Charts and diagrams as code
--- BEGIN ---

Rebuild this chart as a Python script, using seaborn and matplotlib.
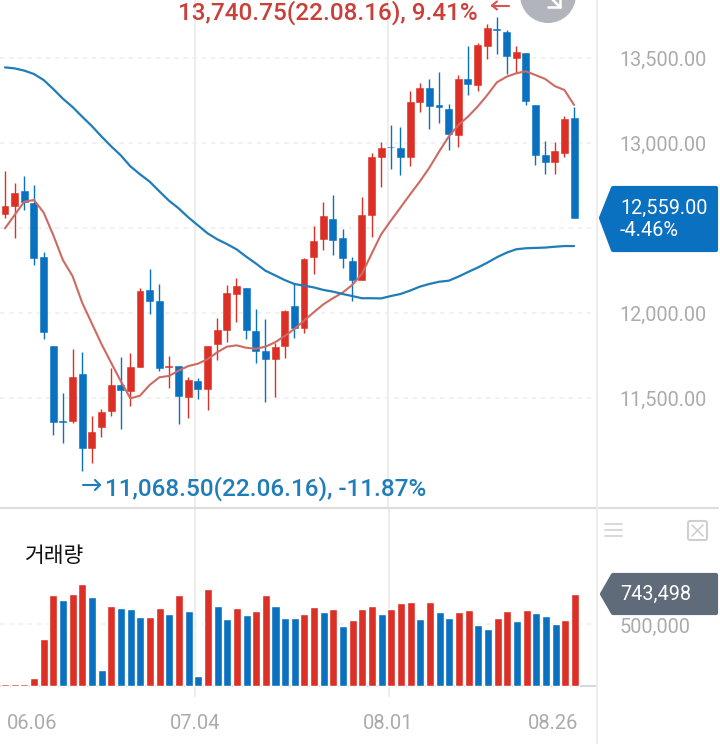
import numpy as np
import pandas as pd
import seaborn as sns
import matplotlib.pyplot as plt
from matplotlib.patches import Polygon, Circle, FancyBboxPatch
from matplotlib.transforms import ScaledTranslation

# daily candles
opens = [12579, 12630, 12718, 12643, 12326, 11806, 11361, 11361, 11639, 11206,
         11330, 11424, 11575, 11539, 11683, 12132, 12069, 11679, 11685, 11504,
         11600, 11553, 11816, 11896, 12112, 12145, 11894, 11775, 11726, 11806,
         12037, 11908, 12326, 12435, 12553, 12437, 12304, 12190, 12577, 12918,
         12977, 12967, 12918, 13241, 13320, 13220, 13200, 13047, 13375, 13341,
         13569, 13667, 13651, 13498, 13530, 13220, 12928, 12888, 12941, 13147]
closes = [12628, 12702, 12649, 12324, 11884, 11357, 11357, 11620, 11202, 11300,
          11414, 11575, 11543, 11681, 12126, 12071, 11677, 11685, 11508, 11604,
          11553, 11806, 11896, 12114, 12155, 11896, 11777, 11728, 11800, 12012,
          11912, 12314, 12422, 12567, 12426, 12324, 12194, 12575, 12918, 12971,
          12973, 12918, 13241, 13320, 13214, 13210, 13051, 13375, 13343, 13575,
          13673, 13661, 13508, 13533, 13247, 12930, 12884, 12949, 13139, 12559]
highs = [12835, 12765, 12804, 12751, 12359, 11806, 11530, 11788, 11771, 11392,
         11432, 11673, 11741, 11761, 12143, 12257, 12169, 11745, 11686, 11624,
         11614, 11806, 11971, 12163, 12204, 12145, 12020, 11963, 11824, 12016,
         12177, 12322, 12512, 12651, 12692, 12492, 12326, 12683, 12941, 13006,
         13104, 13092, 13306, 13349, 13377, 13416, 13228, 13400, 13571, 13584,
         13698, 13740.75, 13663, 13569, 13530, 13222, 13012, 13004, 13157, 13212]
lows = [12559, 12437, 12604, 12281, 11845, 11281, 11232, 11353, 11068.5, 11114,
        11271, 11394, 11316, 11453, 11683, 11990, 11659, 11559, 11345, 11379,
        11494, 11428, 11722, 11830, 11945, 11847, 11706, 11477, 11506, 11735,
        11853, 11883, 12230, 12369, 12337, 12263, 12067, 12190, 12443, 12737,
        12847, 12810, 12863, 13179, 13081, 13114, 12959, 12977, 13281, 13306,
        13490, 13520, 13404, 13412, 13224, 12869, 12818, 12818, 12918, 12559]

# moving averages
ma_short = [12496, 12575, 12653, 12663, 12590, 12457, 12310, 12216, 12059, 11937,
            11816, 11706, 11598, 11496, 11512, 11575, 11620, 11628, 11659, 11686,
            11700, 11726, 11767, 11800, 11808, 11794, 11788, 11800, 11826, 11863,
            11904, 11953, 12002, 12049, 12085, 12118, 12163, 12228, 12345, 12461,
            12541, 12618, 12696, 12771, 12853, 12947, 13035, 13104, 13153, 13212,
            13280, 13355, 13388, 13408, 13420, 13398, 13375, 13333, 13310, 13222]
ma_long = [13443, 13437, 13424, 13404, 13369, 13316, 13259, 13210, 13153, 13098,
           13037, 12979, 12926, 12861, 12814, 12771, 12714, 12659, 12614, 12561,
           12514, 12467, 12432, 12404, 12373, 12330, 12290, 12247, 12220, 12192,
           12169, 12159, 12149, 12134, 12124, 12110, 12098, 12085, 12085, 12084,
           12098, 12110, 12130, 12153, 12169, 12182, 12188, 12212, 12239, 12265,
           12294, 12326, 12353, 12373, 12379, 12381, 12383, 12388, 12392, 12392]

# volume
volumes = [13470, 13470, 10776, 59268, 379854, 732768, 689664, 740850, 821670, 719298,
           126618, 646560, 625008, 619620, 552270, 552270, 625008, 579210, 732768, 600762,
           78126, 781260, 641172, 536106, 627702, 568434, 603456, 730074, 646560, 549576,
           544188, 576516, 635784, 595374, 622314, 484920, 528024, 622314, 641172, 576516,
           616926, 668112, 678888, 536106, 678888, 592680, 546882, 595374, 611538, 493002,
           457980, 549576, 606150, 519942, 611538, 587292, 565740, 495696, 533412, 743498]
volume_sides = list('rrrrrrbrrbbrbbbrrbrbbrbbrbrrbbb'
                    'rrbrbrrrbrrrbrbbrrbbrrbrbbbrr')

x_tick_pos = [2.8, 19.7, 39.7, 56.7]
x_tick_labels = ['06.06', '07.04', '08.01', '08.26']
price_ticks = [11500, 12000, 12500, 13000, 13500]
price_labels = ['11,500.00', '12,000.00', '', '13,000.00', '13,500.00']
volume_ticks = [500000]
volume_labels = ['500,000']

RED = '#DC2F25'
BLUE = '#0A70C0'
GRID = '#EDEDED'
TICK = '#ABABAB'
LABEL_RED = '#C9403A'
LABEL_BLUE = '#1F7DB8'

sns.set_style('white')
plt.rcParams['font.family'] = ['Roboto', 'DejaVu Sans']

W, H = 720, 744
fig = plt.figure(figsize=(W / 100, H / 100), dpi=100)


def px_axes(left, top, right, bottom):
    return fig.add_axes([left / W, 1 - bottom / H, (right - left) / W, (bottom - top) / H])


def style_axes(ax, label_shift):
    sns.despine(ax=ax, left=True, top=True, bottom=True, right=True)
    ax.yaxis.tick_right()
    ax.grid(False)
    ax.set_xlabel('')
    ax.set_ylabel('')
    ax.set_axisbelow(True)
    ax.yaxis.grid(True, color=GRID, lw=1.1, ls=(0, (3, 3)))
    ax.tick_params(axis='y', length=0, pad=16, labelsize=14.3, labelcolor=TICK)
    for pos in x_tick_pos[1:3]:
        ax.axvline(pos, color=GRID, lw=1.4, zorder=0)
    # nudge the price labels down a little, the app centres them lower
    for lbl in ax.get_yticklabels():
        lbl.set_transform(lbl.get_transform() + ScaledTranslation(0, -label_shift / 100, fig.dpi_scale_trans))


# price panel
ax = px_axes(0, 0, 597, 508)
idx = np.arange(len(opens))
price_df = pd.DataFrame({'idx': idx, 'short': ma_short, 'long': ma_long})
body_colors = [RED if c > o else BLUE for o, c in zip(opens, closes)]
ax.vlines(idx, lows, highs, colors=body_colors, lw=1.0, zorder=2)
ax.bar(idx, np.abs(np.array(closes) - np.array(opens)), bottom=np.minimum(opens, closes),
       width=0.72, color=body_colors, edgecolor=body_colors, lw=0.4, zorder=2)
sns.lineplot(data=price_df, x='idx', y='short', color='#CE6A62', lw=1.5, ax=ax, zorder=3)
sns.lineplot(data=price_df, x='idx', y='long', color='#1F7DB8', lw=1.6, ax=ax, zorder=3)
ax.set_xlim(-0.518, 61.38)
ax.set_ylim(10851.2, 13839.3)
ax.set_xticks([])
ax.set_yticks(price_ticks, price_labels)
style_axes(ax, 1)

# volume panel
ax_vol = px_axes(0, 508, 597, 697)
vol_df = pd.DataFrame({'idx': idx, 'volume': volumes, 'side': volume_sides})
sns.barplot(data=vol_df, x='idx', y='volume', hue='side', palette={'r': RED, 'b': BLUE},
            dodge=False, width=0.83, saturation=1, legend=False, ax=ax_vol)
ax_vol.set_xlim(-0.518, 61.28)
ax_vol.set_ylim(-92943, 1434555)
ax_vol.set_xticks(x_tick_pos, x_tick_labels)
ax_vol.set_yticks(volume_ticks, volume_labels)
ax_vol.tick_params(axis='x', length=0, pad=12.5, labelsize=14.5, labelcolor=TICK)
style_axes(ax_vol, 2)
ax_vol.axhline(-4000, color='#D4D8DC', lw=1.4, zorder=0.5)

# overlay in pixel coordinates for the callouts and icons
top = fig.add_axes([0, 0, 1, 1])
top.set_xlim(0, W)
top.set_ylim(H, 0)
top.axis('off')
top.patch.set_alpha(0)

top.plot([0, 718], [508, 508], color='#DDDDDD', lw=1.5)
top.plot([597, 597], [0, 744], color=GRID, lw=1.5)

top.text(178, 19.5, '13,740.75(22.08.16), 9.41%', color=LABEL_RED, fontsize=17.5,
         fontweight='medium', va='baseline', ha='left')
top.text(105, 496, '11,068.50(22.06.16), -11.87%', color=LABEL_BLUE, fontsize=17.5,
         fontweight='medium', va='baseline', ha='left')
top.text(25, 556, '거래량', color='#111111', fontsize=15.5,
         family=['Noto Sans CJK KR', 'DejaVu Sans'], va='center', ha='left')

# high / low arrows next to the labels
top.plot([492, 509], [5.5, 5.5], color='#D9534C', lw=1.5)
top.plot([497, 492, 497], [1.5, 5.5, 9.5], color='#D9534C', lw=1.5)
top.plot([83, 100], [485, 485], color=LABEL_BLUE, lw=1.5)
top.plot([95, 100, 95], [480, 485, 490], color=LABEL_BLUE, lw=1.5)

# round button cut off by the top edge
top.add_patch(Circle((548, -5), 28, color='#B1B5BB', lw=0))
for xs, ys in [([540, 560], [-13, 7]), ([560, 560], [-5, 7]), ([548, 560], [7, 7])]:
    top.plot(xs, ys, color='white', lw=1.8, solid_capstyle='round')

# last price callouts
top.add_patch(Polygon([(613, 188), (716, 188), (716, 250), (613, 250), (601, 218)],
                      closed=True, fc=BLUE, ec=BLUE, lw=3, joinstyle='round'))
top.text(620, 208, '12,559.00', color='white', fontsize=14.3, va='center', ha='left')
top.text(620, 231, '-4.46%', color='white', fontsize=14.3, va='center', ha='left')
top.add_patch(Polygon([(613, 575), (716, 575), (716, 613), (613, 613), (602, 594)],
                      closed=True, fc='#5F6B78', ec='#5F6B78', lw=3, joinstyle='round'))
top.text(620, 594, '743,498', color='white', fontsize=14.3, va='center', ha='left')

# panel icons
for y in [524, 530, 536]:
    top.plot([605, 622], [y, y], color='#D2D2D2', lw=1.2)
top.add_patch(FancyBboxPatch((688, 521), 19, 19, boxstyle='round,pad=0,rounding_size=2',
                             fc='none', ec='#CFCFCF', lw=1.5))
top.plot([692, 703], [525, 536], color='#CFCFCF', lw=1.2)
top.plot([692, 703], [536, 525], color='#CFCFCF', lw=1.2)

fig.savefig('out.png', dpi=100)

--- END ---
--- BEGIN ---

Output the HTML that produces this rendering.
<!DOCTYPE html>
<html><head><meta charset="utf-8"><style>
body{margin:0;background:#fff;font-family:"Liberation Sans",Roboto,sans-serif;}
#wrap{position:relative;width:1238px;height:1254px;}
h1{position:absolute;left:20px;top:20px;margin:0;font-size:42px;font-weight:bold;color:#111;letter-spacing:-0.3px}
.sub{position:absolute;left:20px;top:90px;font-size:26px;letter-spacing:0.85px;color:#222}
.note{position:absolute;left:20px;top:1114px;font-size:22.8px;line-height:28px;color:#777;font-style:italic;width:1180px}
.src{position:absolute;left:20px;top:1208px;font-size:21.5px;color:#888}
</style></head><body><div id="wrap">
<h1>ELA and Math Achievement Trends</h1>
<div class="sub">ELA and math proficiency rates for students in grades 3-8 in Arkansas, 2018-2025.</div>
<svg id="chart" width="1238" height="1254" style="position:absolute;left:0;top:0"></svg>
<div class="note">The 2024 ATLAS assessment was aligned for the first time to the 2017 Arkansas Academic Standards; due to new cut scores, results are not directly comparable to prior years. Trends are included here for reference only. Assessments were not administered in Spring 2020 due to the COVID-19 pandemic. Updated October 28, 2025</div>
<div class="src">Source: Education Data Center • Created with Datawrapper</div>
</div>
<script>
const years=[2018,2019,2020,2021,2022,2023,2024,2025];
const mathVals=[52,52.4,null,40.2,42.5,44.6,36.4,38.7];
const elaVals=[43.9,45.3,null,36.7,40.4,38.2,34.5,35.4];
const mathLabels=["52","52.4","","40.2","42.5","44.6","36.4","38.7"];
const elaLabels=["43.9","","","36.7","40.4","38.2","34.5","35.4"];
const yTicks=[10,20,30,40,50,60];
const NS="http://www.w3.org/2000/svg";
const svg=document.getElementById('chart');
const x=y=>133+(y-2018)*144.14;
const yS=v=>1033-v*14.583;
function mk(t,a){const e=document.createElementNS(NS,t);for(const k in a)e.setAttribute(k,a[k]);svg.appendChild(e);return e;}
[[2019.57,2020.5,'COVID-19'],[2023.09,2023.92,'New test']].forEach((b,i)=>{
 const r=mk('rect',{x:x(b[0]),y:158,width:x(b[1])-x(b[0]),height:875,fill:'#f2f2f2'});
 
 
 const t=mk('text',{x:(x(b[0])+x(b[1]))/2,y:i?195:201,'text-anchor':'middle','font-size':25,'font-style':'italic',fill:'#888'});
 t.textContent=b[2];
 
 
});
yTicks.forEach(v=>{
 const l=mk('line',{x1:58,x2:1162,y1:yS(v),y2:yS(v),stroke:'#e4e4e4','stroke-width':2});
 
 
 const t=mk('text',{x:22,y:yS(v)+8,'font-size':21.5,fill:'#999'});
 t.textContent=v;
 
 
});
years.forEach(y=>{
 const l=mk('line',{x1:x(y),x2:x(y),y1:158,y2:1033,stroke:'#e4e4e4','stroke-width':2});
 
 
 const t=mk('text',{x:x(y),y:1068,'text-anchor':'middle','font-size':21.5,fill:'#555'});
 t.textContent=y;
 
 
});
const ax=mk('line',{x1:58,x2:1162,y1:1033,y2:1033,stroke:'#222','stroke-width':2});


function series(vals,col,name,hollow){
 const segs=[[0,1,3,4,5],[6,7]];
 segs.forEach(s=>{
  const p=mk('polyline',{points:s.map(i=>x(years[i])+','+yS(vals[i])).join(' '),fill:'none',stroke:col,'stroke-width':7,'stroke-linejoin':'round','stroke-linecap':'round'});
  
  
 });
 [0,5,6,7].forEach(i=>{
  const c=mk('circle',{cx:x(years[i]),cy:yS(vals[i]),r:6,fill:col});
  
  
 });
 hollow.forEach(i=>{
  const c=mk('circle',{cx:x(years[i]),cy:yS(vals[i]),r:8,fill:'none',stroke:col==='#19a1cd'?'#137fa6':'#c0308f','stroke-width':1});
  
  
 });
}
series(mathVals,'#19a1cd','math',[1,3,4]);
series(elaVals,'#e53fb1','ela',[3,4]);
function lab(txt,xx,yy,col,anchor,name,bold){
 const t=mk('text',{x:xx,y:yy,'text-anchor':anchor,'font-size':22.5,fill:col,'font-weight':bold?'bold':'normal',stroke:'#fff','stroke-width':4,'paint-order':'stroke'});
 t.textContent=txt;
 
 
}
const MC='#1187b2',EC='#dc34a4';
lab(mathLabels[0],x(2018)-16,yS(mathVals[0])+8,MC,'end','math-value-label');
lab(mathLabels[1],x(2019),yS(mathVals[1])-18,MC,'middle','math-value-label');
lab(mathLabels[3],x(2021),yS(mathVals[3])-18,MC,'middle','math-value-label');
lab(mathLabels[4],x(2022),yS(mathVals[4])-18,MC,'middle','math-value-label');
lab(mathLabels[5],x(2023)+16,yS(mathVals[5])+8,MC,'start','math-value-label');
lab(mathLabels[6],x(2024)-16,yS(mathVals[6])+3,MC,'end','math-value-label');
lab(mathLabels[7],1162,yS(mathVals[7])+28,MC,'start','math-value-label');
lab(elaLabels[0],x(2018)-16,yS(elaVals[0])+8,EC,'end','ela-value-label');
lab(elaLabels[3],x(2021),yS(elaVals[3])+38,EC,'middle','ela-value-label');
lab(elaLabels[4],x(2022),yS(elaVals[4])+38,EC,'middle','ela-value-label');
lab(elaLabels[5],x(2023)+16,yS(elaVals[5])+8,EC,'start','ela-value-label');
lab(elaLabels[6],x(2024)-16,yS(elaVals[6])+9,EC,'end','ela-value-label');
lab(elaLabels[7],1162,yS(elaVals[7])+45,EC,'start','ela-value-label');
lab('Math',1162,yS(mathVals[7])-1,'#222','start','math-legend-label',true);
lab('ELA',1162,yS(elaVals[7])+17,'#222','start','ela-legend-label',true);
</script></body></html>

--- END ---

**Stated problem:** Extract from the material above the stretch running from the line containing "Rebuild this chart" through the line containing "from matplotlib.transforms import". Keep the text exact and the pictures out.

**The result:**
Rebuild this chart as a Python script, using seaborn and matplotlib.
import numpy as np
import pandas as pd
import seaborn as sns
import matplotlib.pyplot as plt
from matplotlib.patches import Polygon, Circle, FancyBboxPatch
from matplotlib.transforms import ScaledTranslation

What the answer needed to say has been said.